Faculty fights for representation

By Jami Peterson

After a summer of appeals and waiting, some of NIU’s “temporary faculty” will find out this semester whether their fight for union representation paid off.

More than half of the nearly 400 NIU temporary faculty members began pushing the Illinois Education Labor Relations Board last April to accept their call for union representation.

The group wants the University Professionals of Illinois to help them bargain with NIU over salary, job security and health benefits.

UPI President Mitch Vogel said the board will make their decision Tuesday and has 30 days to schedule a temporary faculty election on the matter.

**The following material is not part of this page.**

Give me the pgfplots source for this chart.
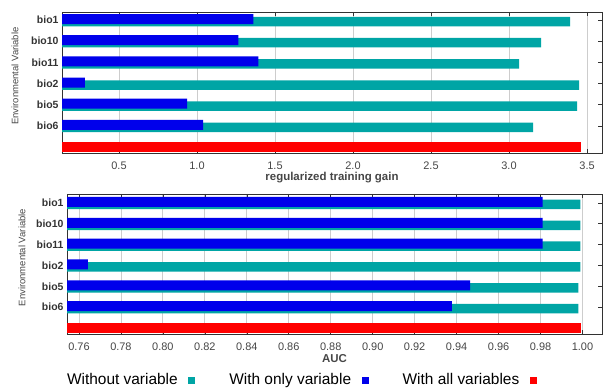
\documentclass[border=0pt]{standalone}
\usepackage{fontspec}
\setmainfont{Liberation Sans}
\usepackage{pgfplots}
\pgfplotsset{compat=1.18}
\definecolor{mblue}{RGB}{0,0,235}
\definecolor{mteal}{RGB}{0,165,165}
\definecolor{mred}{RGB}{255,0,0}
\definecolor{gridc}{RGB}{205,205,205}
\definecolor{framec}{RGB}{50,50,50}
\definecolor{labc}{RGB}{70,70,70}
\pgfplotsset{jack/.style={
  scale only axis, xbar,
  ytick={1,2,3,4,5,6}, yticklabels={bio6,bio5,bio2,bio11,bio10,bio1},
  yticklabel style={font=\fontsize{10.5}{12}\selectfont\bfseries, text=black!80},
  xticklabel style={font=\fontsize{11}{12}\selectfont, text=labc, yshift=-5bp},
  /pgf/number format/assume math mode=true,
  xmajorgrids, major grid style={gridc, line width=0.8bp},
  axis line style={framec, line width=0.8bp},
  tick style={framec, line width=0.6bp},
  major tick length=4bp,
  tick align=inside,
  ylabel={Environmental Variable},
  ylabel style={font=\fontsize{9.5}{11}\selectfont, text=labc, anchor=center},
  xlabel style={font=\fontsize{11.5}{13}\selectfont\bfseries, text=labc, anchor=center},
  legend image code/.code={\fill[##1,draw=none] (0bp,-3.5bp) rectangle (7bp,3.5bp);},
}}
\begin{document}
\begin{tikzpicture}
\useasboundingbox (0,0) rectangle (603bp,390bp);
% top panel: regularized training gain
\begin{axis}[jack,
  at={(62bp,237bp)}, anchor=south west,
  width=540bp, height=141bp,
  xmin=0.1346, xmax=3.596, ymin=-0.28, ymax=6.38,
  xtick={0.5,1.0,1.5,2.0,2.5,3.0,3.5},
  xticklabel style={/pgf/number format/.cd, fixed, fixed zerofill, precision=1},
  xlabel={regularized training gain},
  xlabel style={at={(axis description cs:0.5,-0.174)}},
  ylabel style={at={(axis description cs:-0.087,0.546)}},
]
\addplot[fill=mteal, draw=none, bar width=9.5bp, bar shift=-1.5bp]
  coordinates {(3.154,1) (3.437,2) (3.450,3) (3.064,4) (3.206,5) (3.392,6)};
\addplot[fill=mblue, draw=none, bar width=10bp, bar shift=1bp]
  coordinates {(1.040,1) (0.937,2) (0.281,3) (1.393,4) (1.265,5) (1.361,6)};
\addplot[fill=mred, draw=none, bar width=10bp, bar shift=0bp]
  coordinates {(3.463,0)};
\end{axis}
% bottom panel: AUC
\begin{axis}[jack,
  at={(67bp,56bp)}, anchor=south west,
  width=535bp, height=140bp,
  xmin=0.7543, xmax=1.0093, ymin=-0.29, ymax=6.43,
  xtick={0.76,0.78,0.80,0.82,0.84,0.86,0.88,0.90,0.92,0.94,0.96,0.98,1.00},
  xticklabel style={/pgf/number format/.cd, fixed, fixed zerofill, precision=2},
  xlabel={AUC},
  xlabel style={at={(axis description cs:0.5,-0.175)}},
  ylabel style={at={(axis description cs:-0.084,0.546)}},
  legend columns=3,
  legend plot pos=right,
  legend style={draw=none, fill=none, inner sep=0pt,
    at={(axis description cs:-0.004,-0.329)}, anchor=west,
    font=\fontsize{15.5}{17}\selectfont,
    /tikz/every even column/.append style={column sep=32bp},
    /tikz/every odd column/.append style={column sep=8.5bp}},
]
\addplot[fill=mteal, draw=none, bar width=9.5bp, bar shift=-1.5bp]
  coordinates {(0.998,1) (0.998,2) (0.999,3) (0.999,4) (0.999,5) (0.999,6)};
\addlegendentry{Without variable}
\addplot[fill=mblue, draw=none, bar width=10bp, bar shift=1bp]
  coordinates {(0.9378,1) (0.9464,2) (0.7643,3) (0.981,4) (0.981,5) (0.981,6)};
\addlegendentry{With only variable}
\addplot[fill=mred, draw=none, bar width=10bp, bar shift=0bp]
  coordinates {(0.9995,0)};
\addlegendentry{With all variables}
\end{axis}
\end{tikzpicture}
\end{document}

But, he said, NIU stalled the election all summer in order to fire temporary faculty before the bargaining began and hire anti-union replacements.

“They’ve (NIU) gone beyond the brink of fair play,” he said. “It’s a vicious anti-union tactic.”

Because temporary faculty are not considered employees after the end of the fiscal year, he said NIU postponed the election until after June.

“We never thought they (NIU) would fight dirty just to stall an election,” he said. “It’s just not fair.”

Vogel also disagreed with a state finding which stated temporary faculty with more than three years of services and a greater “community of interest” should be dropped from the proposed unit to be represented by UPI.

Because these instructors are not on a tenure track, they lack the benefits of regular faculty members and should be included, he said.

However, NIU Legal Counsel George Shur said the union’s claims are “absolutely outrageous.”

An election was held off until this fall so an open discussion could be scheduled for all temporary faculty members, he said.

“I don’t think anyone wanted to prolong this thing,” he said. “We felt it (an election) should be held when people can come, to it could be completely debated.”

He said UPI’s claim that NIU laid off pro-union people to hire anti-union workers is also “outrageous,” and the election was delayed only until a full oral argument could be held.

“We need to define this unit once and for all,” he said.